Data excerpt:
◇ ◇ ◇ ◇ ◇
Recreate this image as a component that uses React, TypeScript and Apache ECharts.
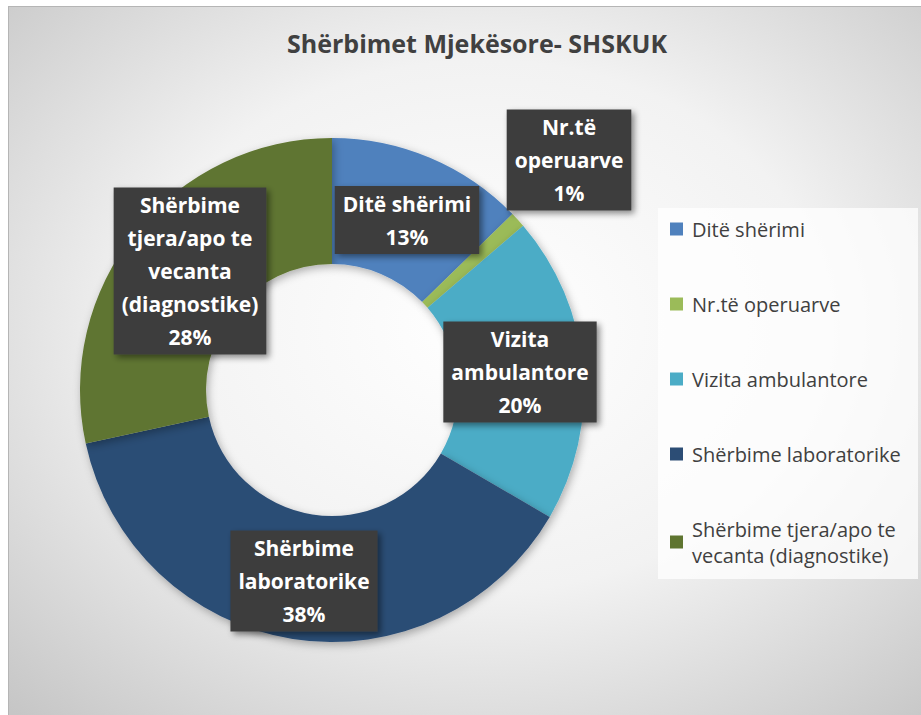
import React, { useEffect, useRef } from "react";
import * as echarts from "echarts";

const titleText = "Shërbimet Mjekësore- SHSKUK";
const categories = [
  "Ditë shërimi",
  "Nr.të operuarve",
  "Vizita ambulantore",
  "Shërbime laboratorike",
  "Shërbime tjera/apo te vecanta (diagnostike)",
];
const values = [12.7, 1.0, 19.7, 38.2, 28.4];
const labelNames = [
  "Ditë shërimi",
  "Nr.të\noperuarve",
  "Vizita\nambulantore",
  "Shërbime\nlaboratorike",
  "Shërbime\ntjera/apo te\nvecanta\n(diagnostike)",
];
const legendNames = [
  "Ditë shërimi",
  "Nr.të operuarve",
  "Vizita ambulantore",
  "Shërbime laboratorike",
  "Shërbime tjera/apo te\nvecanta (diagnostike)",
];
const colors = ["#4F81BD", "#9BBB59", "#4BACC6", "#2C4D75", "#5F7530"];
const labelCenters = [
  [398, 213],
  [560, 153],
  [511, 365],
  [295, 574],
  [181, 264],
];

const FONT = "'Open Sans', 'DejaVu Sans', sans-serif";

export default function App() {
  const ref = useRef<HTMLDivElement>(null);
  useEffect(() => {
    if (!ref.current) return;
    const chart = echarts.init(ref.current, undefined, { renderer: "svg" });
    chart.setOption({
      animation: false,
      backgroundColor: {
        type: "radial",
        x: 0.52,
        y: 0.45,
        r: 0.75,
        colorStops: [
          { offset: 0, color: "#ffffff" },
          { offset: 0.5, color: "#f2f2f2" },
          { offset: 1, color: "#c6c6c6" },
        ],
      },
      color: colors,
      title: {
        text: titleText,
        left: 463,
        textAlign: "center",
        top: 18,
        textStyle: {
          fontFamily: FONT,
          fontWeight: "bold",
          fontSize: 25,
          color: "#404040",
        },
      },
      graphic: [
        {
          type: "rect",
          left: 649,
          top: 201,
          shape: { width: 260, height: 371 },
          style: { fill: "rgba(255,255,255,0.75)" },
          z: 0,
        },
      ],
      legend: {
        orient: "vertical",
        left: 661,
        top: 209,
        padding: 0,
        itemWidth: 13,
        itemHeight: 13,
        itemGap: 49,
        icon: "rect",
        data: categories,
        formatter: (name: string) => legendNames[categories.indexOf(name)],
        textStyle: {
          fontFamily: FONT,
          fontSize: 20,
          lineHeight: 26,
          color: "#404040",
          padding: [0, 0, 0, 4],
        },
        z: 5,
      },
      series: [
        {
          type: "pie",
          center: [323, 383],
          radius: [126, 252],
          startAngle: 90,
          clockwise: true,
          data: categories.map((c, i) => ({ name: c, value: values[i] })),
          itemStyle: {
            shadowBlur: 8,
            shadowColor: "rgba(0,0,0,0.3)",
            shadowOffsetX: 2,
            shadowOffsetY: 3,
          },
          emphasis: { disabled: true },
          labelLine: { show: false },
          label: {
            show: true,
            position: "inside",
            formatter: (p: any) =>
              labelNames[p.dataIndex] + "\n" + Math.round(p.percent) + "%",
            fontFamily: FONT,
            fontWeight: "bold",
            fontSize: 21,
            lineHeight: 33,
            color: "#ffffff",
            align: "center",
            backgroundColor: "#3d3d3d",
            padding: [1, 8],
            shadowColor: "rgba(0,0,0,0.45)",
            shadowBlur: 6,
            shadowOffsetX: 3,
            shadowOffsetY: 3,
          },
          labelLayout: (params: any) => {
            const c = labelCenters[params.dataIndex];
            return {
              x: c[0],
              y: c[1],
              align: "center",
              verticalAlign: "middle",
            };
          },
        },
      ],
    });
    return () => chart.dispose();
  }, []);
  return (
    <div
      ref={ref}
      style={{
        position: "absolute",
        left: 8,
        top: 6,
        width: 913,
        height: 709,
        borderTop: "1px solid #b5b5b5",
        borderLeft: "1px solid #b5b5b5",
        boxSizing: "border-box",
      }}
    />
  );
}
◇ ◇ ◇ ◇ ◇
Give back only a number, the number of lines where the string "React" occurs.

Solution: 2